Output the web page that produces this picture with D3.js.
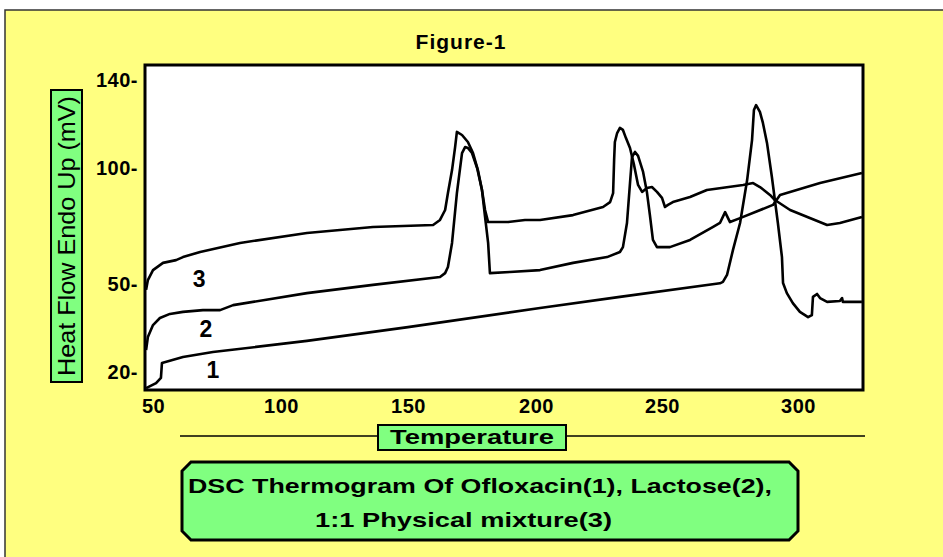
<!DOCTYPE html>
<html>
<head>
<meta charset="utf-8">
<script src="https://cdn.jsdelivr.net/npm/d3@7"></script>
<style>
body { margin: 0; background: #fff; }
svg text { font-family: "Liberation Sans", Arial, sans-serif; }
</style>
</head>
<body>
<svg id="chart" width="943" height="557"></svg>
<script>
// values (temperature, heat flow mV)
var ofloxacinT = [47.3, 51.2, 53.1, 53.5, 61.7, 73.4, 110.2, 150.0, 201.6, 233.3, 271.3, 272.4, 273.9, 276.1, 278.7, 281.3, 283.1, 283.8, 284.6, 286.0, 287.1, 288.6, 290.4, 291.5, 292.6, 294.1, 294.5, 295.9, 298.1, 300.7, 303.7, 305.1, 305.5, 307.0, 308.1, 310.7, 315.4, 316.2, 316.5, 323.5];
var ofloxacinHF = [14.5, 16.2, 18.0, 23.1, 25.1, 26.8, 30.6, 35.3, 41.8, 45.6, 50.3, 50.9, 53.9, 64.7, 76.3, 94.8, 112.7, 126.4, 128.6, 125.5, 120.5, 111.4, 96.1, 86.2, 76.3, 61.6, 50.4, 46.9, 43.5, 40.5, 38.7, 39.4, 45.6, 46.6, 45.2, 43.9, 44.2, 45.2, 43.9, 43.9];

var lactoseT = [47.3, 48.0, 50.0, 52.7, 56.6, 61.7, 69.5, 76.2, 81.3, 110.2, 136.2, 162.5, 164.5, 165.6, 167.2, 169.1, 171.1, 172.3, 173.4, 175.0, 177.0, 178.9, 180.1, 181.3, 182.0, 189.8, 201.6, 214.7, 228.2, 233.3, 234.5, 236.1, 237.3, 238.1, 239.3, 240.5, 242.5, 244.0, 245.2, 246.4, 248.0, 252.9, 260.3, 268.8, 271.3, 273.2, 275.0, 278.7, 290.8, 293.4, 308.1, 323.5];
var lactoseHF = [27.5, 31.9, 36.0, 38.4, 39.8, 40.5, 41.1, 41.1, 42.8, 46.9, 49.7, 53.0, 54.7, 57.3, 67.7, 89.2, 106.8, 109.5, 109.1, 106.8, 100.0, 90.5, 78.9, 67.7, 54.7, 55.2, 56.0, 59.1, 61.6, 63.8, 65.9, 76.3, 93.5, 105.0, 107.3, 105.5, 98.3, 89.7, 79.7, 69.0, 65.9, 65.9, 69.0, 74.6, 76.3, 81.0, 76.7, 78.4, 84.1, 88.4, 93.5, 97.8];

var mixtureT = [47.3, 48.0, 50.0, 53.9, 59.0, 61.7, 68.4, 84.0, 110.2, 136.2, 159.8, 162.5, 164.5, 165.6, 167.2, 168.4, 169.1, 171.1, 173.4, 175.4, 177.3, 178.9, 180.1, 181.3, 189.1, 195.7, 201.6, 214.7, 226.6, 229.4, 230.6, 231.0, 231.3, 232.2, 233.3, 234.5, 235.7, 237.3, 238.9, 240.5, 242.1, 244.0, 246.0, 248.0, 250.0, 251.1, 252.2, 254.0, 260.3, 266.5, 279.8, 283.5, 286.0, 289.7, 291.5, 297.1, 310.7, 315.4, 323.5];
var mixtureHF = [48.0, 51.7, 56.0, 59.1, 60.3, 61.6, 63.8, 67.7, 72.0, 74.6, 75.4, 77.6, 81.9, 89.2, 99.1, 109.5, 116.4, 115.0, 111.8, 106.8, 99.1, 90.5, 81.9, 76.7, 76.7, 77.6, 77.6, 79.7, 83.2, 85.3, 89.2, 103.6, 111.8, 115.9, 118.2, 117.3, 113.6, 109.1, 101.4, 92.7, 89.7, 91.4, 91.8, 89.7, 87.1, 83.2, 84.1, 85.3, 87.5, 90.5, 92.7, 93.5, 91.8, 88.4, 86.2, 81.9, 75.4, 76.3, 78.9];

var xTicks = [50, 100, 150, 200, 250, 300];
var yTicks = [20, 50, 100, 140];
var curveLabels = ["1", "2", "3"];
var labelT = [73.4, 70.7, 68.0];
var labelHF = [20.7, 34.7, 52.0];

var yellow = "#ffff80";
var green = "#80ff80";

var svg = d3.select("#chart");

// yellow panel
svg.append("rect")
  .attr("x", 5).attr("y", 10)
  .attr("width", 960).attr("height", 570)
  .attr("fill", yellow)
  .attr("stroke", "#333").attr("stroke-width", 1.5);

svg.append("text")
  .attr("x", 461).attr("y", 49)
  .attr("text-anchor", "middle")
  .attr("font-size", 21).attr("font-weight", "bold")
  .attr("letter-spacing", 1)
  .text("Figure-1");

// the tick labels of the original are not evenly spaced, so piecewise scales
var x = d3.scaleLinear().domain(xTicks).range([153, 281, 408, 536, 662, 798]);
var y = d3.scaleLinear().domain(yTicks).range([372, 284, 168, 80]);

var plot = {left: 145, top: 65, right: 863, bottom: 390};

svg.append("rect")
  .attr("x", plot.left).attr("y", plot.top)
  .attr("width", plot.right - plot.left).attr("height", plot.bottom - plot.top)
  .attr("fill", "#fff");

svg.append("clipPath").attr("id", "clip")
  .append("rect")
  .attr("x", plot.left).attr("y", plot.top)
  .attr("width", plot.right - plot.left).attr("height", plot.bottom - plot.top);

var line = d3.line()
  .x(function(d) { return x(d[0]); })
  .y(function(d) { return y(d[1]); });

var series = [
  d3.zip(ofloxacinT, ofloxacinHF),
  d3.zip(lactoseT, lactoseHF),
  d3.zip(mixtureT, mixtureHF)
];

svg.append("g").attr("clip-path", "url(#clip)")
  .selectAll("path")
  .data(series)
  .enter().append("path")
  .attr("d", line)
  .attr("fill", "none")
  .attr("stroke", "#000")
  .attr("stroke-width", 2.6)
  .attr("stroke-linejoin", "round");

svg.selectAll(".curve-label")
  .data(curveLabels)
  .enter().append("text")
  .attr("class", "curve-label")
  .attr("x", function(d, i) { return x(labelT[i]); })
  .attr("y", function(d, i) { return y(labelHF[i]); })
  .attr("text-anchor", "middle")
  .attr("dominant-baseline", "central")
  .attr("font-size", 23).attr("font-weight", "bold")
  .text(function(d) { return d; });

// frame
svg.append("rect")
  .attr("x", plot.left).attr("y", plot.top)
  .attr("width", plot.right - plot.left).attr("height", plot.bottom - plot.top)
  .attr("fill", "none")
  .attr("stroke", "#000").attr("stroke-width", 3);

// axes (labels only, no tick marks)
var xAxis = svg.append("g")
  .attr("transform", "translate(0," + (plot.bottom + 2) + ")")
  .call(d3.axisBottom(x).tickValues(xTicks).tickSize(0).tickPadding(7).tickFormat(d3.format("d")));
xAxis.select(".domain").remove();
xAxis.selectAll("text")
  .attr("font-size", 20).attr("font-weight", "bold")
  .attr("font-family", "Liberation Sans, Arial, sans-serif")
  .attr("letter-spacing", 0.5)
  .attr("fill", "#000");

var yAxis = svg.append("g")
  .attr("transform", "translate(" + (plot.left - 1) + ",0)")
  .call(d3.axisLeft(y).tickValues(yTicks).tickSize(0).tickPadding(6).tickFormat(function(d) { return d + "-"; }));
yAxis.select(".domain").remove();
yAxis.selectAll("text")
  .attr("font-size", 20).attr("font-weight", "bold")
  .attr("font-family", "Liberation Sans, Arial, sans-serif")
  .attr("letter-spacing", 0.5)
  .attr("fill", "#000");

// y title box
svg.append("rect")
  .attr("x", 51).attr("y", 90).attr("width", 31).attr("height", 292)
  .attr("fill", green).attr("stroke", "#000").attr("stroke-width", 2);
svg.append("text")
  .attr("transform", "translate(75,236) rotate(-90)")
  .attr("text-anchor", "middle")
  .attr("font-size", 24)
  .attr("textLength", 280).attr("lengthAdjust", "spacingAndGlyphs")
  .text("Heat Flow Endo Up (mV)");

// x title with rule
svg.append("line")
  .attr("x1", 180).attr("x2", 865).attr("y1", 436).attr("y2", 436)
  .attr("stroke", "#000").attr("stroke-width", 1.5);
svg.append("rect")
  .attr("x", 378).attr("y", 425).attr("width", 188).attr("height", 25)
  .attr("fill", green).attr("stroke", "#000").attr("stroke-width", 2);
svg.append("text")
  .attr("x", 472).attr("y", 444)
  .attr("text-anchor", "middle")
  .attr("font-size", 20).attr("font-weight", "bold")
  .attr("textLength", 164).attr("lengthAdjust", "spacingAndGlyphs")
  .text("Temperature");

// caption box with clipped corners
var bx0 = 182, bx1 = 798, by0 = 462, by1 = 540, c = 9;
svg.append("path")
  .attr("d", "M" + (bx0 + c) + "," + by0 + "H" + (bx1 - c) + "L" + bx1 + "," + (by0 + c) +
    "V" + (by1 - c) + "L" + (bx1 - c) + "," + by1 + "H" + (bx0 + c) + "L" + bx0 + "," + (by1 - c) +
    "V" + (by0 + c) + "Z")
  .attr("fill", green).attr("stroke", "#000").attr("stroke-width", 3);

svg.append("text")
  .attr("x", 188).attr("y", 493)
  .attr("font-size", 21).attr("font-weight", "bold")
  .attr("textLength", 584).attr("lengthAdjust", "spacingAndGlyphs")
  .text("DSC Thermogram Of Ofloxacin(1), Lactose(2),");
svg.append("text")
  .attr("x", 315).attr("y", 527)
  .attr("font-size", 21).attr("font-weight", "bold")
  .attr("textLength", 297).attr("lengthAdjust", "spacingAndGlyphs")
  .text("1:1 Physical mixture(3)");
</script>
</body>
</html>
*****
#### What you need to do:
Write out exactly the lines between the start of the data and the line with "88.4, 93.5, 97.8];", including both, but none of the pictures.

#### Task result:
Output the web page that produces this picture with D3.js.
<!DOCTYPE html>
<html>
<head>
<meta charset="utf-8">
<script src="https://cdn.jsdelivr.net/npm/d3@7"></script>
<style>
body { margin: 0; background: #fff; }
svg text { font-family: "Liberation Sans", Arial, sans-serif; }
</style>
</head>
<body>
<svg id="chart" width="943" height="557"></svg>
<script>
// values (temperature, heat flow mV)
var ofloxacinT = [47.3, 51.2, 53.1, 53.5, 61.7, 73.4, 110.2, 150.0, 201.6, 233.3, 271.3, 272.4, 273.9, 276.1, 278.7, 281.3, 283.1, 283.8, 284.6, 286.0, 287.1, 288.6, 290.4, 291.5, 292.6, 294.1, 294.5, 295.9, 298.1, 300.7, 303.7, 305.1, 305.5, 307.0, 308.1, 310.7, 315.4, 316.2, 316.5, 323.5];
var ofloxacinHF = [14.5, 16.2, 18.0, 23.1, 25.1, 26.8, 30.6, 35.3, 41.8, 45.6, 50.3, 50.9, 53.9, 64.7, 76.3, 94.8, 112.7, 126.4, 128.6, 125.5, 120.5, 111.4, 96.1, 86.2, 76.3, 61.6, 50.4, 46.9, 43.5, 40.5, 38.7, 39.4, 45.6, 46.6, 45.2, 43.9, 44.2, 45.2, 43.9, 43.9];

var lactoseT = [47.3, 48.0, 50.0, 52.7, 56.6, 61.7, 69.5, 76.2, 81.3, 110.2, 136.2, 162.5, 164.5, 165.6, 167.2, 169.1, 171.1, 172.3, 173.4, 175.0, 177.0, 178.9, 180.1, 181.3, 182.0, 189.8, 201.6, 214.7, 228.2, 233.3, 234.5, 236.1, 237.3, 238.1, 239.3, 240.5, 242.5, 244.0, 245.2, 246.4, 248.0, 252.9, 260.3, 268.8, 271.3, 273.2, 275.0, 278.7, 290.8, 293.4, 308.1, 323.5];
var lactoseHF = [27.5, 31.9, 36.0, 38.4, 39.8, 40.5, 41.1, 41.1, 42.8, 46.9, 49.7, 53.0, 54.7, 57.3, 67.7, 89.2, 106.8, 109.5, 109.1, 106.8, 100.0, 90.5, 78.9, 67.7, 54.7, 55.2, 56.0, 59.1, 61.6, 63.8, 65.9, 76.3, 93.5, 105.0, 107.3, 105.5, 98.3, 89.7, 79.7, 69.0, 65.9, 65.9, 69.0, 74.6, 76.3, 81.0, 76.7, 78.4, 84.1, 88.4, 93.5, 97.8];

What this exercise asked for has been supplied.